Mr. Dube said in sports, parents are spectators, but in Ag life, they are heavily involved.

"When we put our work clothes and work boots on to go the barn, the whole family goes. We all work together on those Sunday afternoons and late nights to prepare for this," he said. "Parents have to be all in on this in the livestock show world."

"It is definitely a family affair," Mrs. Dube said.

Just one chute over, Kellen Kincaide, a junior at Thrall High School, was with his younger brother JW waiting to head to the arena for the show. Kincaide agreed that it is not just hobby, but a lifestyle to raise show animals.

Now in his third year, Kincaide has made a commitment to the agriculture lifestyle.

"This is something that is my passion," he said. "You're whole day revolves around your animal.
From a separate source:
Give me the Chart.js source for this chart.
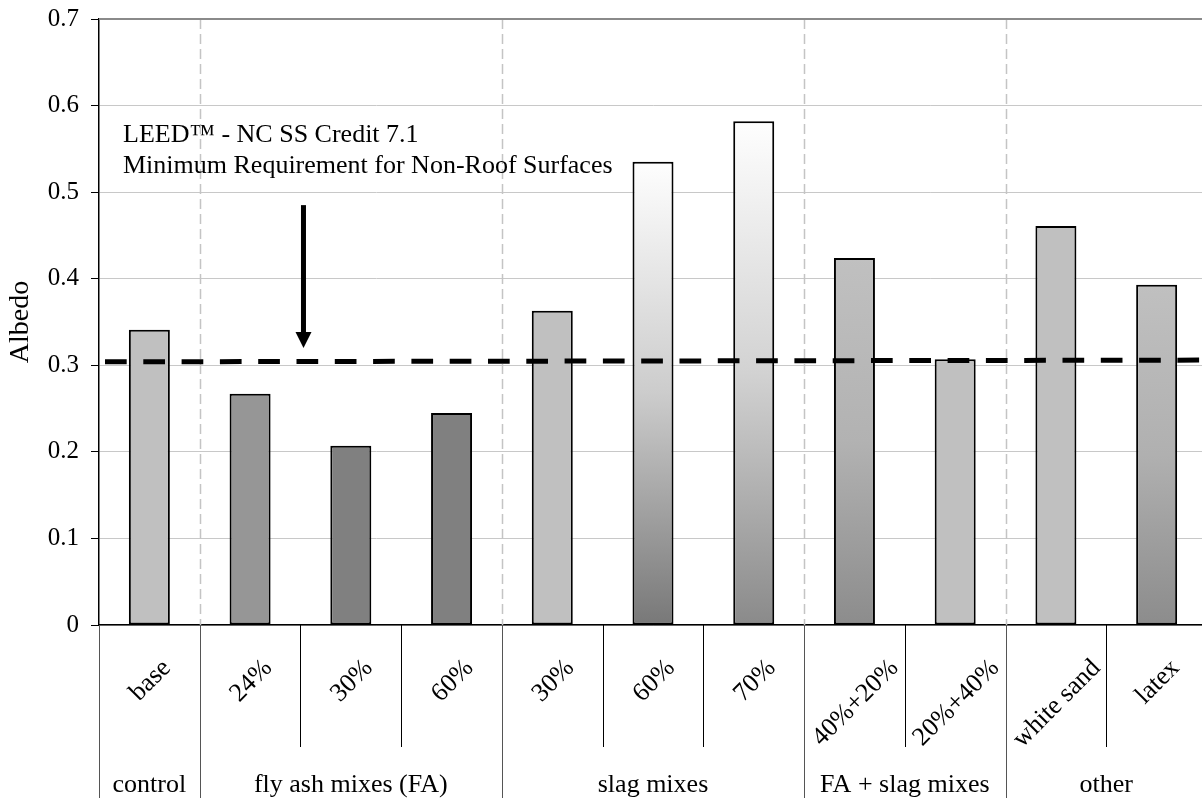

If it doesn't, your animal will not do as well and won't be as healthy as is should be."

While he is committed, he juggles playing basketball, baseball and raising his animals.

"The pig comes first," he said. "We've been working for it for a long time . . . and it's a living breathing animal so I take care of it to make sure it is staying alive and healthy."

He said he already missed a few games this season, but will have other opportunities to play.

"I know the animal comes first, but if I had to choose between starting to raise an animal and playing sports, that'd be a tough decision I don't think I'd be able to make," he said.

While making sure his own animal is taken care of, Kincaid makes sure JW is on the right track in his first year.

"It's pretty fun and a lot of hard work," JW said. "[Kellen] helps me a lot. He tells me how to control my pig, mix the feed and how to get him used to stuff."

Their mother, Nicole Kincaide, said the responsibility is not just on the students, but the parents also.

"It's extremely gratifying when your animal wins," she said. "You're teaching [the students] they are raising livestock . . . whether you win lose or draw, it's about your attitude."

The Williamson County Livestock Show was back in Taylor at Williamson County Expo Center this week. Students from all over the county came to show their animals, and many walked away with awards and ribbons.